Chevron Corp. has boosted its planned share buyback to as much as $5 billion per year, as the firm uses higher commodities prices to step up returns to investors rather than investing in production growth.
The repurchases are now seen at $3 billion to $5 billion a year, about 60 per cent higher than previous guidance, the company said Wednesday in a statement.
Capital spending next year will be $15 billion, the low end of a previous forecast and 25 per cent below pre-pandemic levels.
The California-based oil giant generated the most free cash flow in its 142-year history during a third quarter in which oil and gas prices surged.
But the company is wary of plowing that cash back into new production at a time when crude prices have sharply pulled back and the emergence of the omicron variant raises concerns about global oil-demand recovery.
The budget reflects “Chevron’s enduring commitment to capital discipline,” Chief Executive Officer Mike Wirth said in the statement.
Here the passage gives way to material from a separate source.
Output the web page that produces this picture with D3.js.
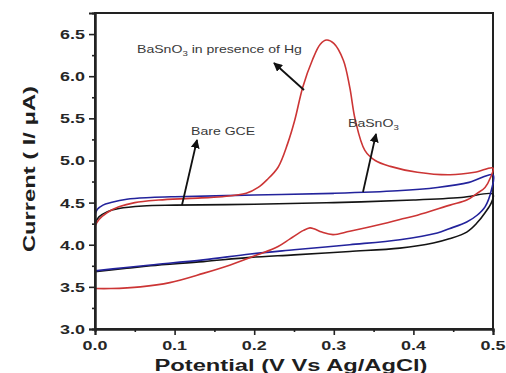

It’s “at a level consistent with plans to sustain and grow the company as the global economy continues to recover.”
Despite the tight purse strings, Chevron will spend $3 billion this year in the Permian, the world’s largest shale basin in West Texas and New Mexico.
That’s a 50 per cent increase from last year’s budget and a sign of the basin’s growing importance within Chevron’s overall portfolio. About $2 billion goes to the giant Tengiz project in Kazakhstan.
Some $800 million, or 5 per cent of the total budget, will be spent on low carbon investments.